The fastest and easiest way to accomplish all this is by using a sort of research loop where you collect your own thoughts and questions, then compare them with the literature and try to reconcile the two, then repeat. If you just read all the literature first, you have no way to calibrate your explorations when you finally get there.

I think this is mainly a function of how established the field is and how much time you're willing to spend on the subject. The point of thinking about a field before looking at the literature is to avoid getting stuck in the same local optima as everyone else. However, making progress by yourself is far slower than just reading what everyone has already figured out.

Thus, if you don't plan to spend a large amount of time in a field , it's far quicker and more effective to just read the literature.

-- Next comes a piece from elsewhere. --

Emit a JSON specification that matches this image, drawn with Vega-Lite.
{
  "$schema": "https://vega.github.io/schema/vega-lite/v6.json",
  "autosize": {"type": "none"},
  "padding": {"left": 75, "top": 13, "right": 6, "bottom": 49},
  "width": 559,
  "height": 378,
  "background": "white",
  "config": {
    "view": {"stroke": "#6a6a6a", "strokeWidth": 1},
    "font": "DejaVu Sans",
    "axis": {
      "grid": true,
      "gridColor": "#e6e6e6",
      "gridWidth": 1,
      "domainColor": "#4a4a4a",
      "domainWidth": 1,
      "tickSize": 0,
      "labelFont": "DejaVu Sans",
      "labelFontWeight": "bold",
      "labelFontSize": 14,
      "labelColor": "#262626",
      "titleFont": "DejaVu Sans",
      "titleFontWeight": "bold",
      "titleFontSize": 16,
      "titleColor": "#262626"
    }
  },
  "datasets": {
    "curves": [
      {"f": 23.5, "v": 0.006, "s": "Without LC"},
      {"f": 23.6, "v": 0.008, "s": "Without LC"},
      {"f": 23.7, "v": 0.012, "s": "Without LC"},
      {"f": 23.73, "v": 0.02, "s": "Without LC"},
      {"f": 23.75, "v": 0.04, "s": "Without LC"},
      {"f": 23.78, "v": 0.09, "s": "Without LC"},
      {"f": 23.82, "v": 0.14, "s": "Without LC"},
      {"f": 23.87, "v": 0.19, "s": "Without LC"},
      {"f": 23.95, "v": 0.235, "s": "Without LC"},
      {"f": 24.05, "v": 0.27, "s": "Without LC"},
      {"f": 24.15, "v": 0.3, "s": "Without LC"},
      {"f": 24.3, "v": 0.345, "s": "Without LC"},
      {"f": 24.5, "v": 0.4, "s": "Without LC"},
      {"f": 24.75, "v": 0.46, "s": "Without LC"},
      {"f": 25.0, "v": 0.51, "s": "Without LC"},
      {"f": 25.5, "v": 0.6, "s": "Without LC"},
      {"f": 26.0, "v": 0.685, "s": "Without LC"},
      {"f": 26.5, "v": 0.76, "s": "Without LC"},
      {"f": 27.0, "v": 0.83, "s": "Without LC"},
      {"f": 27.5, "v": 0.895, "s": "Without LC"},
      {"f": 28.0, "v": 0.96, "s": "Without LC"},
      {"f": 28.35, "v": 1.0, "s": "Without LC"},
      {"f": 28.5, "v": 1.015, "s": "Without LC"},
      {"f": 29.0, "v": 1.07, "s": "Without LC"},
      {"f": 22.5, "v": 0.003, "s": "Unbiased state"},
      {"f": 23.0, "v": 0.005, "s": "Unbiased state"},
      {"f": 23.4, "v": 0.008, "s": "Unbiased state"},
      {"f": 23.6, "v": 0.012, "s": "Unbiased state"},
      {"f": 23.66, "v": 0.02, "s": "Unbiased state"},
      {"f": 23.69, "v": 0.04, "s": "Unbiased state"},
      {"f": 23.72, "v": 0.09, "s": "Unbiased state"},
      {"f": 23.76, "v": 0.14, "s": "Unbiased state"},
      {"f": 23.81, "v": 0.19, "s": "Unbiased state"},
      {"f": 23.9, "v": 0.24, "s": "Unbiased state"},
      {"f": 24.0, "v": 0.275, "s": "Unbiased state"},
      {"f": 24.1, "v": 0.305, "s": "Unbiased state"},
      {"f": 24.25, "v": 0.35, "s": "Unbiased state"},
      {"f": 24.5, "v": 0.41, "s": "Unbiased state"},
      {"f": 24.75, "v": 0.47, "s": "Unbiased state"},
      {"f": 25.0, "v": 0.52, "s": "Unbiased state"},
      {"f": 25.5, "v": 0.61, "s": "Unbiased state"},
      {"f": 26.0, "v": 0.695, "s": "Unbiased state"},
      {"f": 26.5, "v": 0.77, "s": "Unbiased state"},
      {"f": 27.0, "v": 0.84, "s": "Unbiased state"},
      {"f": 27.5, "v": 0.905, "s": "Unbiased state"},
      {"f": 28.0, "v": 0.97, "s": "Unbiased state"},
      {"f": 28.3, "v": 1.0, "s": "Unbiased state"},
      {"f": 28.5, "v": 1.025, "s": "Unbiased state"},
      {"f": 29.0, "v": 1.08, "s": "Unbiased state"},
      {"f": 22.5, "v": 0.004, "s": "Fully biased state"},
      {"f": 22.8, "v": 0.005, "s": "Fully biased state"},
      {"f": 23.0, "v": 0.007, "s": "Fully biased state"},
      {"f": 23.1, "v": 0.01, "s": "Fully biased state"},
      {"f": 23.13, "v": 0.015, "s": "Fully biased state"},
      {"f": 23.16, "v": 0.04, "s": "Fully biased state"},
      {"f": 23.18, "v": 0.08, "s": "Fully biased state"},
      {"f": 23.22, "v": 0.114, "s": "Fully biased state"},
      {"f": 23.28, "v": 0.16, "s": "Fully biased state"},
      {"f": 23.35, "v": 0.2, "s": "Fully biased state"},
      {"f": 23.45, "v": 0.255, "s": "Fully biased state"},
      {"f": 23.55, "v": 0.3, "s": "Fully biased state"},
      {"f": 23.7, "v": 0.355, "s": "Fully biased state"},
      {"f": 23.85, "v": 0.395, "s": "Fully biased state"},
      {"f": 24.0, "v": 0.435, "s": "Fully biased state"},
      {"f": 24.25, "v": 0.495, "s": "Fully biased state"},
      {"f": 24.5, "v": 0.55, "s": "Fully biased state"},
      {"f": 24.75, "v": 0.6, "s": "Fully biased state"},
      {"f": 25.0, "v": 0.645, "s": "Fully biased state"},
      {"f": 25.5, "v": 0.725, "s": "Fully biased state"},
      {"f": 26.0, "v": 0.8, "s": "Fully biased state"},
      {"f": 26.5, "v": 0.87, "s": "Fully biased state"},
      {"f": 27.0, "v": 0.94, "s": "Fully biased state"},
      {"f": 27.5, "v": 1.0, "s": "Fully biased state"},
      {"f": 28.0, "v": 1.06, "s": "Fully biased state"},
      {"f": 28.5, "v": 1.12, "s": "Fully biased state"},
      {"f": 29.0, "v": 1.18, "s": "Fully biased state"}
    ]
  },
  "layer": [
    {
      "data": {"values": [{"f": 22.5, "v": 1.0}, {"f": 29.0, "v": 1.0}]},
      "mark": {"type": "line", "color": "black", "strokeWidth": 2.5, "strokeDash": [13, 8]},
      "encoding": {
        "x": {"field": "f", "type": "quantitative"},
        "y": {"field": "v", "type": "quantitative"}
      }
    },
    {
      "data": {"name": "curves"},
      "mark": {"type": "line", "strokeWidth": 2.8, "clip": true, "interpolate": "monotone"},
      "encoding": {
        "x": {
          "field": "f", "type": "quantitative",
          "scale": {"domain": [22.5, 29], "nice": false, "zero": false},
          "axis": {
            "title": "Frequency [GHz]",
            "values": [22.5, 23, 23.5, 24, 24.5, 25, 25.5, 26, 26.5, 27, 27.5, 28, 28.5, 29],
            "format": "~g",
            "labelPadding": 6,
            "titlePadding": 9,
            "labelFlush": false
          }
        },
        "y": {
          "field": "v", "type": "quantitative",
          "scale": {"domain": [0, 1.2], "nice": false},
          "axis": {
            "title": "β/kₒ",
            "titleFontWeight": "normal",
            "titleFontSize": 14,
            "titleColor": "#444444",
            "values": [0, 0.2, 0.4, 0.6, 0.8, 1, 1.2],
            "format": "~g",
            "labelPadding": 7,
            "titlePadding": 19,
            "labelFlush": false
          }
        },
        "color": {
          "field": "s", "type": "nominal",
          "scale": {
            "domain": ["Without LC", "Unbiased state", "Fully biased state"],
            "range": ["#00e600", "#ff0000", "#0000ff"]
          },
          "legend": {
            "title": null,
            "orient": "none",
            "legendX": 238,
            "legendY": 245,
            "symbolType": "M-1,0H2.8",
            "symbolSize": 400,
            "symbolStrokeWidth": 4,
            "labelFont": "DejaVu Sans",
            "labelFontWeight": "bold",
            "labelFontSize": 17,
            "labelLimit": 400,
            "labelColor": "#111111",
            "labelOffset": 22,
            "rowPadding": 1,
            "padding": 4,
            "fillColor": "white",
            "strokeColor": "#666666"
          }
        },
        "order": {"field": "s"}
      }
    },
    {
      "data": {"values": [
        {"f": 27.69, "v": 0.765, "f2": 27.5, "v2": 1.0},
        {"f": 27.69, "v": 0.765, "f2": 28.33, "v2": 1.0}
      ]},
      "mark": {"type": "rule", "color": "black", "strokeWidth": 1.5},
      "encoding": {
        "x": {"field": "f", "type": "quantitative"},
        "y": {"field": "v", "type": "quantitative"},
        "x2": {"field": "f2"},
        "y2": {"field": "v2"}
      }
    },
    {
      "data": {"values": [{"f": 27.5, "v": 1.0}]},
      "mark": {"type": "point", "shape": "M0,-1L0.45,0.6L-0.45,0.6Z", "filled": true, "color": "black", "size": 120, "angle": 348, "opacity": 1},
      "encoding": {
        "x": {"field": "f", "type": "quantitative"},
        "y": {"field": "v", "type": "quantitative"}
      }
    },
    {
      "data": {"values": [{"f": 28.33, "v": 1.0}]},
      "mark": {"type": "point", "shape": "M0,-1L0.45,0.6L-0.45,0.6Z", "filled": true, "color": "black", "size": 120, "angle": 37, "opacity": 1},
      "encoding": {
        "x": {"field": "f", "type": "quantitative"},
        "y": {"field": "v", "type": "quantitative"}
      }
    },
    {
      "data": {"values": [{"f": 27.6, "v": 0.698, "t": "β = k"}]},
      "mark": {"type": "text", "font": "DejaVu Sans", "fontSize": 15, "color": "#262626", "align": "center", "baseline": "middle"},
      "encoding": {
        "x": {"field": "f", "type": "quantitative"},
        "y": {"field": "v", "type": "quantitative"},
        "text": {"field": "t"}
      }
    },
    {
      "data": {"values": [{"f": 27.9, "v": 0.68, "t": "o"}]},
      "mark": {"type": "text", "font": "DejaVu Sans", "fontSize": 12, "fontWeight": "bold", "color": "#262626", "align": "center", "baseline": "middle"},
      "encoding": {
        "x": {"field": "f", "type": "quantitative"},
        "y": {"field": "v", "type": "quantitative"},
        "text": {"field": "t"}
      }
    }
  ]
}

However, if you're going to spend a large amount of time on the problems in the field, then you want to be able to "see with fresh eyes" before looking at what everyone else is doing. This prevents everyone's approaches from clustering together.

Likewise, in a very well established field like math or physics, we can expect everyone to already have clustered around the "correct answer". It doesn't make as much sense to try and look at the problem from a new perspective, because we already have very good understanding of the field. This reasoning break down once you get to the unsolved problems in the field. In that case, you want to do your own thinking to make sure you don't immediately bias your thinking towards solutions that others are already working on.